■ **DATA EXCERPT**
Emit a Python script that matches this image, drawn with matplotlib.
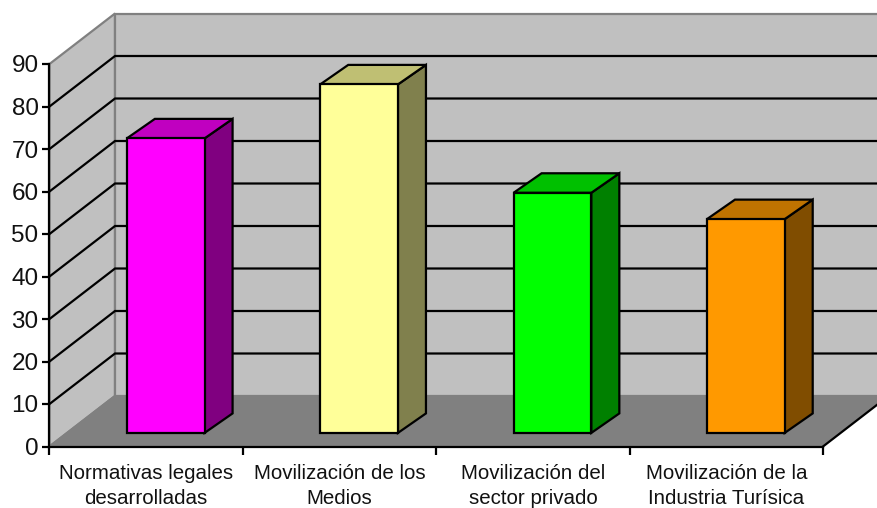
import matplotlib
matplotlib.use("Agg")
import matplotlib.pyplot as plt
from matplotlib.patches import Polygon

plt.rcParams["font.family"] = ["Liberation Sans", "DejaVu Sans"]

categories = [
    "Normativas legales\ndesarrolladas",
    "Movilización de los\nMedios",
    "Movilización del\nsector privado",
    "Movilización de la\nIndustria Turísica",
]
values = [69.3, 82, 56.5, 50.3]
y_ticks = [0, 10, 20, 30, 40, 50, 60, 70, 80, 90]

face_colors = ["#FF00FF", "#FFFF99", "#00FF00", "#FF9900"]
top_colors = ["#C000C0", "#BFBF73", "#00C000", "#BF7300"]
side_colors = ["#800080", "#80804D", "#008000", "#804D00"]

W, H = 878, 508
X0, X1 = 49.5, 823.0   # front plane, pixels
Y0, Y90 = 446.5, 64.0

fig = plt.figure(figsize=(W / 100, H / 100), dpi=100, facecolor="white")
ax = fig.add_axes([X0 / W, (H - Y0) / H, (X1 - X0) / W, (Y0 - Y90) / H])
ax.set_xlim(0, 4)
ax.set_ylim(0, 90)
ax.patch.set_visible(False)

# pixels -> data units, for the oblique depth
ux = (X1 - X0) / 4
uy = (Y0 - Y90) / 90
wall_dx, wall_dy = 65.5 / ux, 50.5 / uy
bar_dx, bar_dy = 28 / ux, 19.5 / uy
bar_base = 3.2
bar_pad, bar_w = 0.4, 0.402
LW = 1.6


def poly(pts, fc, ec="black", lw=LW, z=2):
    ax.add_patch(Polygon(pts, closed=True, facecolor=fc, edgecolor=ec, linewidth=lw,
                         joinstyle="miter", clip_on=False, zorder=z))


# walls and floor
right = 4.5
poly([(0, 0), (wall_dx, wall_dy), (wall_dx, 90 + wall_dy), (0, 90)], "#C0C0C0", "#808080", z=1)
poly([(wall_dx, wall_dy), (right, wall_dy), (right, 90 + wall_dy), (wall_dx, 90 + wall_dy)],
     "#C0C0C0", "#808080", z=1)
poly([(0, 0), (4, 0), (4 + wall_dx, wall_dy), (wall_dx, wall_dy)], "#808080", "none", 0, z=1.2)
ax.plot([0, wall_dx], [0, wall_dy], color="#808080", lw=LW, clip_on=False, zorder=1.3)
ax.plot([4, 4 + wall_dx], [0, wall_dy], color="black", lw=LW, clip_on=False, zorder=1.3)

# gridlines (0 and 90 are the grey wall edges)
for v in y_ticks[1:-1]:
    ax.plot([0, wall_dx, right], [v, v + wall_dy, v + wall_dy], color="black", lw=LW,
            clip_on=False, zorder=1.5, solid_joinstyle="miter")

# bars
for i, v in enumerate(values):
    x0 = i + bar_pad
    x1 = x0 + bar_w
    y0 = bar_base
    y1 = bar_base + v
    poly([(x1, y0), (x1 + bar_dx, y0 + bar_dy), (x1 + bar_dx, y1 + bar_dy), (x1, y1)], side_colors[i])
    poly([(x0, y1), (x1, y1), (x1 + bar_dx, y1 + bar_dy), (x0 + bar_dx, y1 + bar_dy)], top_colors[i])
    poly([(x0, y0), (x1, y0), (x1, y1), (x0, y1)], face_colors[i])

for s in ("top", "right"):
    ax.spines[s].set_visible(False)
for s in ("left", "bottom"):
    ax.spines[s].set_linewidth(LW)

ax.set_yticks(y_ticks)
ax.set_xticks(range(5))
ax.set_xticklabels([])
ax.set_xticks([i + 0.5 for i in range(4)], minor=True)
ax.set_xticklabels(categories, minor=True, fontsize=14.8, color="#111111", linespacing=1.42)
ax.tick_params(axis="x", which="major", length=6, width=LW)
ax.tick_params(axis="x", which="minor", length=0, pad=12.5)
ax.tick_params(axis="y", length=5.4, width=LW, labelsize=17.5, pad=2.5, labelcolor="#111111")

fig.savefig("out.png", dpi=100)
plt.close(fig)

■ **TASK DESCRIPTION**
Reproduce the material above in full, exactly, with no images.

■ **RESPONSE TO THE TASK**
Emit a Python script that matches this image, drawn with matplotlib.
import matplotlib
matplotlib.use("Agg")
import matplotlib.pyplot as plt
from matplotlib.patches import Polygon

plt.rcParams["font.family"] = ["Liberation Sans", "DejaVu Sans"]

categories = [
    "Normativas legales\ndesarrolladas",
    "Movilización de los\nMedios",
    "Movilización del\nsector privado",
    "Movilización de la\nIndustria Turísica",
]
values = [69.3, 82, 56.5, 50.3]
y_ticks = [0, 10, 20, 30, 40, 50, 60, 70, 80, 90]

face_colors = ["#FF00FF", "#FFFF99", "#00FF00", "#FF9900"]
top_colors = ["#C000C0", "#BFBF73", "#00C000", "#BF7300"]
side_colors = ["#800080", "#80804D", "#008000", "#804D00"]

W, H = 878, 508
X0, X1 = 49.5, 823.0   # front plane, pixels
Y0, Y90 = 446.5, 64.0

fig = plt.figure(figsize=(W / 100, H / 100), dpi=100, facecolor="white")
ax = fig.add_axes([X0 / W, (H - Y0) / H, (X1 - X0) / W, (Y0 - Y90) / H])
ax.set_xlim(0, 4)
ax.set_ylim(0, 90)
ax.patch.set_visible(False)

# pixels -> data units, for the oblique depth
ux = (X1 - X0) / 4
uy = (Y0 - Y90) / 90
wall_dx, wall_dy = 65.5 / ux, 50.5 / uy
bar_dx, bar_dy = 28 / ux, 19.5 / uy
bar_base = 3.2
bar_pad, bar_w = 0.4, 0.402
LW = 1.6


def poly(pts, fc, ec="black", lw=LW, z=2):
    ax.add_patch(Polygon(pts, closed=True, facecolor=fc, edgecolor=ec, linewidth=lw,
                         joinstyle="miter", clip_on=False, zorder=z))


# walls and floor
right = 4.5
poly([(0, 0), (wall_dx, wall_dy), (wall_dx, 90 + wall_dy), (0, 90)], "#C0C0C0", "#808080", z=1)
poly([(wall_dx, wall_dy), (right, wall_dy), (right, 90 + wall_dy), (wall_dx, 90 + wall_dy)],
     "#C0C0C0", "#808080", z=1)
poly([(0, 0), (4, 0), (4 + wall_dx, wall_dy), (wall_dx, wall_dy)], "#808080", "none", 0, z=1.2)
ax.plot([0, wall_dx], [0, wall_dy], color="#808080", lw=LW, clip_on=False, zorder=1.3)
ax.plot([4, 4 + wall_dx], [0, wall_dy], color="black", lw=LW, clip_on=False, zorder=1.3)

# gridlines (0 and 90 are the grey wall edges)
for v in y_ticks[1:-1]:
    ax.plot([0, wall_dx, right], [v, v + wall_dy, v + wall_dy], color="black", lw=LW,
            clip_on=False, zorder=1.5, solid_joinstyle="miter")

# bars
for i, v in enumerate(values):
    x0 = i + bar_pad
    x1 = x0 + bar_w
    y0 = bar_base
    y1 = bar_base + v
    poly([(x1, y0), (x1 + bar_dx, y0 + bar_dy), (x1 + bar_dx, y1 + bar_dy), (x1, y1)], side_colors[i])
    poly([(x0, y1), (x1, y1), (x1 + bar_dx, y1 + bar_dy), (x0 + bar_dx, y1 + bar_dy)], top_colors[i])
    poly([(x0, y0), (x1, y0), (x1, y1), (x0, y1)], face_colors[i])

for s in ("top", "right"):
    ax.spines[s].set_visible(False)
for s in ("left", "bottom"):
    ax.spines[s].set_linewidth(LW)

ax.set_yticks(y_ticks)
ax.set_xticks(range(5))
ax.set_xticklabels([])
ax.set_xticks([i + 0.5 for i in range(4)], minor=True)
ax.set_xticklabels(categories, minor=True, fontsize=14.8, color="#111111", linespacing=1.42)
ax.tick_params(axis="x", which="major", length=6, width=LW)
ax.tick_params(axis="x", which="minor", length=0, pad=12.5)
ax.tick_params(axis="y", length=5.4, width=LW, labelsize=17.5, pad=2.5, labelcolor="#111111")

fig.savefig("out.png", dpi=100)
plt.close(fig)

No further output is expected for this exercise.